楽しい読書


最近、お店の暇な時間に読んでいる本。
料理家、高山なおみさんの、「帰ってから、お腹がすいてもいいようにと思ったのだ。」
よしもとばなななんくるない
高山さんのほうはエッセイで、よしもとさんのほうは沖縄を舞台にした、短編小説集。
「考えたり思ったり、悩んだりすることばかりがほんとうの自分なのだと思っていた。私の体は、そういう大事なものが入るための、ただの容れ物だと思っていた。」
これは、高山さんの本に出てくる一節。
10代、20代の初めのころは、私もまさにそんな風に思ってました。

でも、最近は、飲食業に携わるようになったせいもあるのか、もっとシンプルに、体の感じる「快・不快」、「好き・きらい」といったインスピレーションみたいなものに重きをおいてもいいんだなあと思うようになりました。
あと、「なんくるない」の中の、「ちんぬくじゅうしい」という話に出てくるおばさんの台詞で、「くだらなければくだらないほどすばらしいのよ。あとになってみるとね。どうでもいいことやくだらないことがいちばんつよくてあったかくて、深刻なこととか理屈なんて大切なように思えても、そういうちっちゃい思い出に比べたら、全然へなちょこなのよ。」というのがあります。

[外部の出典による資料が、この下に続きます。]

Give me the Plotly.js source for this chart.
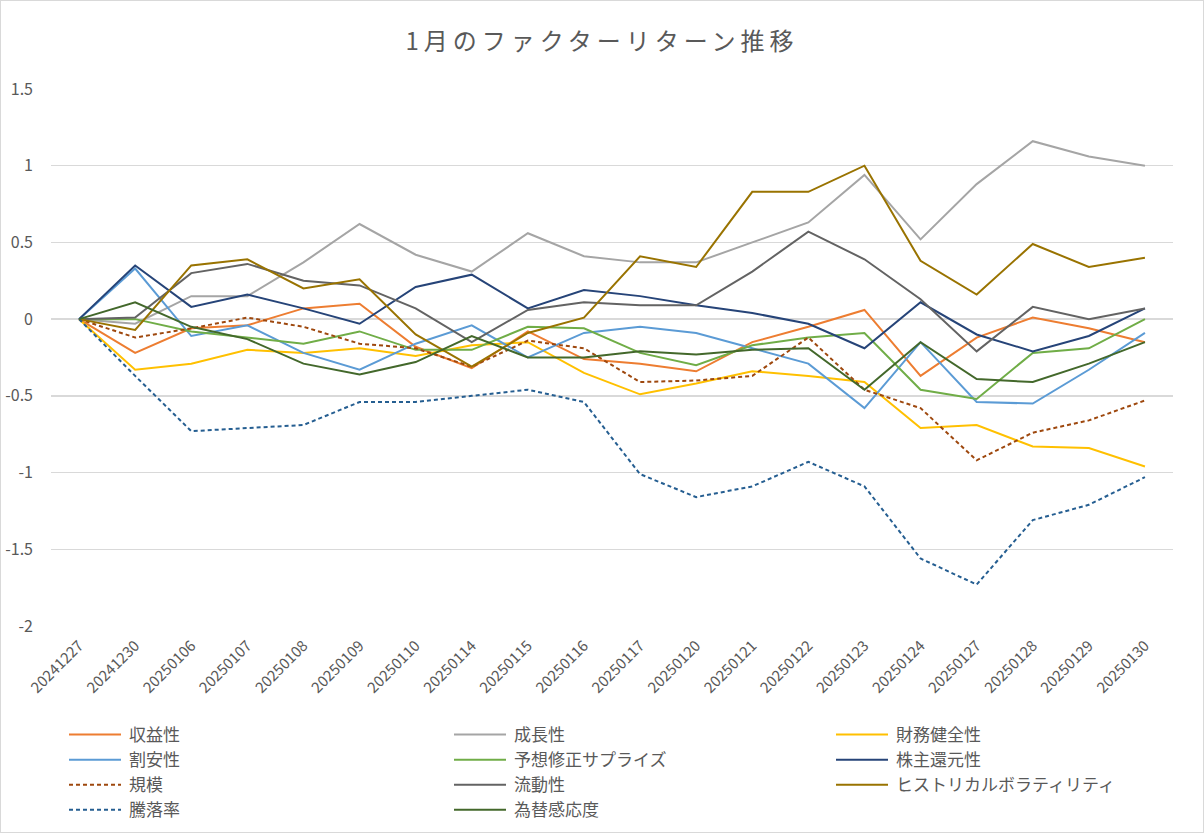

どちらの本も、二十歳前後の、ロマンチックなことやスペシャルな出来事を「ステキ!!」とはしゃいでた頃に読んでいたらあまりしっくりこなかったかも。
20代も後半戦が始まり、日々のささやかな積み重ねこそが大事という考えがしっくりくるようになってきました。
理想や夢も掲げながら、地に足のしっかり着いた、そんな人になりたいなあと、この2冊を読んでいて思いました。